Given problem |
Copy out the whole listing exactly as written, leaving the pictures behind.

Supplied data |

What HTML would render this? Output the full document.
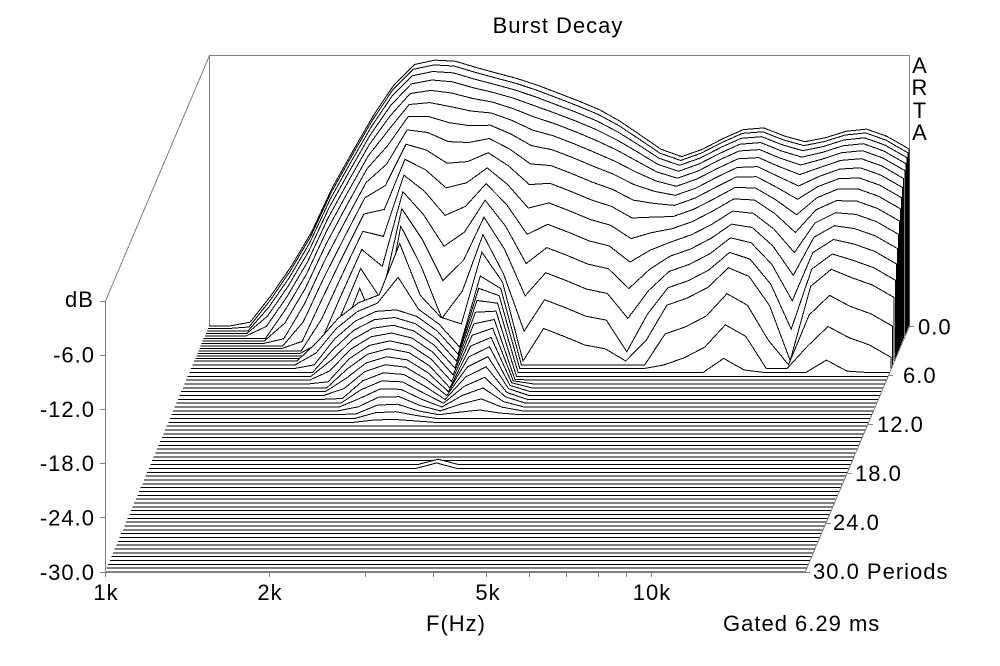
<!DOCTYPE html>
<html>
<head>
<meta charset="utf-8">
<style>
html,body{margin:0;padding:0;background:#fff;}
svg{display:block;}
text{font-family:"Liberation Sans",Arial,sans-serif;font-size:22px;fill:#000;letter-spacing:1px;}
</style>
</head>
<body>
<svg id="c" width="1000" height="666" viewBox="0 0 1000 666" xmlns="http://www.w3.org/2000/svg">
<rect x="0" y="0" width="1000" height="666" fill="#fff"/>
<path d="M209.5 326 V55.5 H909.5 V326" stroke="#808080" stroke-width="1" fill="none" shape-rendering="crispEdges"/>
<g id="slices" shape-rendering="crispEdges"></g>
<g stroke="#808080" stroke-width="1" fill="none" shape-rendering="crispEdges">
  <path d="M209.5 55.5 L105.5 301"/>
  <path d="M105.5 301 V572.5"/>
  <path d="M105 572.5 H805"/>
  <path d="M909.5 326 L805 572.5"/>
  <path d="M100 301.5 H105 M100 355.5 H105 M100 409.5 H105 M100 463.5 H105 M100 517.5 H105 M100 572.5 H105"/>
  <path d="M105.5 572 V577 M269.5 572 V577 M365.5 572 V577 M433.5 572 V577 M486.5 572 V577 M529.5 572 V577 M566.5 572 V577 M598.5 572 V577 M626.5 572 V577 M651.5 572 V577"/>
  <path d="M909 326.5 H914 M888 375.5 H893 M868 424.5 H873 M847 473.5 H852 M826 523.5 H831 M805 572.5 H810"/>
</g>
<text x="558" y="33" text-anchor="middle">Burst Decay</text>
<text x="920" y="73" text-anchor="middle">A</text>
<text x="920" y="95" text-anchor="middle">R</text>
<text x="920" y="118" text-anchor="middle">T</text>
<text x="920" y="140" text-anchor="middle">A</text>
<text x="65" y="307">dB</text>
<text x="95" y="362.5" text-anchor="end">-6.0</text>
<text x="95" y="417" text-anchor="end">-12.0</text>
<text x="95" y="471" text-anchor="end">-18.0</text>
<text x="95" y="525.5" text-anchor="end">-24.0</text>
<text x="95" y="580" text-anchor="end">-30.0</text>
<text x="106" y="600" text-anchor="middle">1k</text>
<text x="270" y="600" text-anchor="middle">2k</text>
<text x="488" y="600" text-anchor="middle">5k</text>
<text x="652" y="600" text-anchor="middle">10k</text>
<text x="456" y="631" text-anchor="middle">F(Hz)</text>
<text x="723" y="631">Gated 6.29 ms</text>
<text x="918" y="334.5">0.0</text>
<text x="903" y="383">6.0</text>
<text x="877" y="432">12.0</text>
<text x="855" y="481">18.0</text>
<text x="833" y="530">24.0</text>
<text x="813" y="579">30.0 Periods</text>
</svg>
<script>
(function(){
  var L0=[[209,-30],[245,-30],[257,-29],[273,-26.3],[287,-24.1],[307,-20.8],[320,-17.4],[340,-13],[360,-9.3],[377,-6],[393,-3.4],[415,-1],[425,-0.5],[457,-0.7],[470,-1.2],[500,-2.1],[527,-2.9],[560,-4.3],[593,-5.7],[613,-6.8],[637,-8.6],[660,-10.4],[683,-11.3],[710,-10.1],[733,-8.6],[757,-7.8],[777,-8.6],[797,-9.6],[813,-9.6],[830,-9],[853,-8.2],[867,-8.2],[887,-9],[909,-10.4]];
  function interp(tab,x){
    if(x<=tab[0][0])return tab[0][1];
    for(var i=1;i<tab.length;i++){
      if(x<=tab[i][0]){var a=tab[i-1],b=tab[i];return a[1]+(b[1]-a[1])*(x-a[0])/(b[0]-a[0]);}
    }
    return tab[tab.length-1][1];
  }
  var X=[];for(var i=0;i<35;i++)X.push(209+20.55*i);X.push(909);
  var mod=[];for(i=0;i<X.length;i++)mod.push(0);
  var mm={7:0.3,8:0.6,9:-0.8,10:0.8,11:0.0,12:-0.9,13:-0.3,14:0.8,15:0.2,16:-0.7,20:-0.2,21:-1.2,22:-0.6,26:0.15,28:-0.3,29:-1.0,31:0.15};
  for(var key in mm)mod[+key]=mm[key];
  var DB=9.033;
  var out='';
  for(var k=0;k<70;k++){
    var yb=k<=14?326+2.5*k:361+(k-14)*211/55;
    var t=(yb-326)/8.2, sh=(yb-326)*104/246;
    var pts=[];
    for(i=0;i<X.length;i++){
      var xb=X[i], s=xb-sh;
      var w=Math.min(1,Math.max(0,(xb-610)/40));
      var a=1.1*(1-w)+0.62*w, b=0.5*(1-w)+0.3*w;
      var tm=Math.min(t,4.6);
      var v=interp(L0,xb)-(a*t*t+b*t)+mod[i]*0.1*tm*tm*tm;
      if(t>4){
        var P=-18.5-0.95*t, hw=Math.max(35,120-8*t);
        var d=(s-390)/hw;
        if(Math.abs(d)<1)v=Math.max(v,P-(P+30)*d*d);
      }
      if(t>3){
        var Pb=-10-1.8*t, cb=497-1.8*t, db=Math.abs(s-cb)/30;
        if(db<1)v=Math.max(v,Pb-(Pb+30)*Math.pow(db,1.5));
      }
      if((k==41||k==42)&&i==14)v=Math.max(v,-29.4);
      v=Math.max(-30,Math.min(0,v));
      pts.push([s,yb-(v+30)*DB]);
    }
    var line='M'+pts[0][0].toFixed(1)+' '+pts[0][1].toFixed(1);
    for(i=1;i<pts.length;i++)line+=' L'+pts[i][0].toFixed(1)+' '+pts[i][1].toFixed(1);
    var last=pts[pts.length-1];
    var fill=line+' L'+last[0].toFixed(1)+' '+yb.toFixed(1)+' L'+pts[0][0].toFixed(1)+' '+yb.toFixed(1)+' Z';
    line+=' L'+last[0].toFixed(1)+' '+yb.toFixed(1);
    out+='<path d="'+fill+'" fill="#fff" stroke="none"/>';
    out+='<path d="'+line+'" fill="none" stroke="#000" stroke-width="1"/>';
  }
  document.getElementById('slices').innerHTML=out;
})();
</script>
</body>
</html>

Solution for this task |
What HTML would render this? Output the full document.
<!DOCTYPE html>
<html>
<head>
<meta charset="utf-8">
<style>
html,body{margin:0;padding:0;background:#fff;}
svg{display:block;}
text{font-family:"Liberation Sans",Arial,sans-serif;font-size:22px;fill:#000;letter-spacing:1px;}
</style>
</head>
<body>
<svg id="c" width="1000" height="666" viewBox="0 0 1000 666" xmlns="http://www.w3.org/2000/svg">
<rect x="0" y="0" width="1000" height="666" fill="#fff"/>
<path d="M209.5 326 V55.5 H909.5 V326" stroke="#808080" stroke-width="1" fill="none" shape-rendering="crispEdges"/>
<g id="slices" shape-rendering="crispEdges"></g>
<g stroke="#808080" stroke-width="1" fill="none" shape-rendering="crispEdges">
  <path d="M209.5 55.5 L105.5 301"/>
  <path d="M105.5 301 V572.5"/>
  <path d="M105 572.5 H805"/>
  <path d="M909.5 326 L805 572.5"/>
  <path d="M100 301.5 H105 M100 355.5 H105 M100 409.5 H105 M100 463.5 H105 M100 517.5 H105 M100 572.5 H105"/>
  <path d="M105.5 572 V577 M269.5 572 V577 M365.5 572 V577 M433.5 572 V577 M486.5 572 V577 M529.5 572 V577 M566.5 572 V577 M598.5 572 V577 M626.5 572 V577 M651.5 572 V577"/>
  <path d="M909 326.5 H914 M888 375.5 H893 M868 424.5 H873 M847 473.5 H852 M826 523.5 H831 M805 572.5 H810"/>
</g>
<text x="558" y="33" text-anchor="middle">Burst Decay</text>
<text x="920" y="73" text-anchor="middle">A</text>
<text x="920" y="95" text-anchor="middle">R</text>
<text x="920" y="118" text-anchor="middle">T</text>
<text x="920" y="140" text-anchor="middle">A</text>
<text x="65" y="307">dB</text>
<text x="95" y="362.5" text-anchor="end">-6.0</text>
<text x="95" y="417" text-anchor="end">-12.0</text>
<text x="95" y="471" text-anchor="end">-18.0</text>
<text x="95" y="525.5" text-anchor="end">-24.0</text>
<text x="95" y="580" text-anchor="end">-30.0</text>
<text x="106" y="600" text-anchor="middle">1k</text>
<text x="270" y="600" text-anchor="middle">2k</text>
<text x="488" y="600" text-anchor="middle">5k</text>
<text x="652" y="600" text-anchor="middle">10k</text>
<text x="456" y="631" text-anchor="middle">F(Hz)</text>
<text x="723" y="631">Gated 6.29 ms</text>
<text x="918" y="334.5">0.0</text>
<text x="903" y="383">6.0</text>
<text x="877" y="432">12.0</text>
<text x="855" y="481">18.0</text>
<text x="833" y="530">24.0</text>
<text x="813" y="579">30.0 Periods</text>
</svg>
<script>
(function(){
  var L0=[[209,-30],[245,-30],[257,-29],[273,-26.3],[287,-24.1],[307,-20.8],[320,-17.4],[340,-13],[360,-9.3],[377,-6],[393,-3.4],[415,-1],[425,-0.5],[457,-0.7],[470,-1.2],[500,-2.1],[527,-2.9],[560,-4.3],[593,-5.7],[613,-6.8],[637,-8.6],[660,-10.4],[683,-11.3],[710,-10.1],[733,-8.6],[757,-7.8],[777,-8.6],[797,-9.6],[813,-9.6],[830,-9],[853,-8.2],[867,-8.2],[887,-9],[909,-10.4]];
  function interp(tab,x){
    if(x<=tab[0][0])return tab[0][1];
    for(var i=1;i<tab.length;i++){
      if(x<=tab[i][0]){var a=tab[i-1],b=tab[i];return a[1]+(b[1]-a[1])*(x-a[0])/(b[0]-a[0]);}
    }
    return tab[tab.length-1][1];
  }
  var X=[];for(var i=0;i<35;i++)X.push(209+20.55*i);X.push(909);
  var mod=[];for(i=0;i<X.length;i++)mod.push(0);
  var mm={7:0.3,8:0.6,9:-0.8,10:0.8,11:0.0,12:-0.9,13:-0.3,14:0.8,15:0.2,16:-0.7,20:-0.2,21:-1.2,22:-0.6,26:0.15,28:-0.3,29:-1.0,31:0.15};
  for(var key in mm)mod[+key]=mm[key];
  var DB=9.033;
  var out='';
  for(var k=0;k<70;k++){
    var yb=k<=14?326+2.5*k:361+(k-14)*211/55;
    var t=(yb-326)/8.2, sh=(yb-326)*104/246;
    var pts=[];
    for(i=0;i<X.length;i++){
      var xb=X[i], s=xb-sh;
      var w=Math.min(1,Math.max(0,(xb-610)/40));
      var a=1.1*(1-w)+0.62*w, b=0.5*(1-w)+0.3*w;
      var tm=Math.min(t,4.6);
      var v=interp(L0,xb)-(a*t*t+b*t)+mod[i]*0.1*tm*tm*tm;
      if(t>4){
        var P=-18.5-0.95*t, hw=Math.max(35,120-8*t);
        var d=(s-390)/hw;
        if(Math.abs(d)<1)v=Math.max(v,P-(P+30)*d*d);
      }
      if(t>3){
        var Pb=-10-1.8*t, cb=497-1.8*t, db=Math.abs(s-cb)/30;
        if(db<1)v=Math.max(v,Pb-(Pb+30)*Math.pow(db,1.5));
      }
      if((k==41||k==42)&&i==14)v=Math.max(v,-29.4);
      v=Math.max(-30,Math.min(0,v));
      pts.push([s,yb-(v+30)*DB]);
    }
    var line='M'+pts[0][0].toFixed(1)+' '+pts[0][1].toFixed(1);
    for(i=1;i<pts.length;i++)line+=' L'+pts[i][0].toFixed(1)+' '+pts[i][1].toFixed(1);
    var last=pts[pts.length-1];
    var fill=line+' L'+last[0].toFixed(1)+' '+yb.toFixed(1)+' L'+pts[0][0].toFixed(1)+' '+yb.toFixed(1)+' Z';
    line+=' L'+last[0].toFixed(1)+' '+yb.toFixed(1);
    out+='<path d="'+fill+'" fill="#fff" stroke="none"/>';
    out+='<path d="'+line+'" fill="none" stroke="#000" stroke-width="1"/>';
  }
  document.getElementById('slices').innerHTML=out;
})();
</script>
</body>
</html>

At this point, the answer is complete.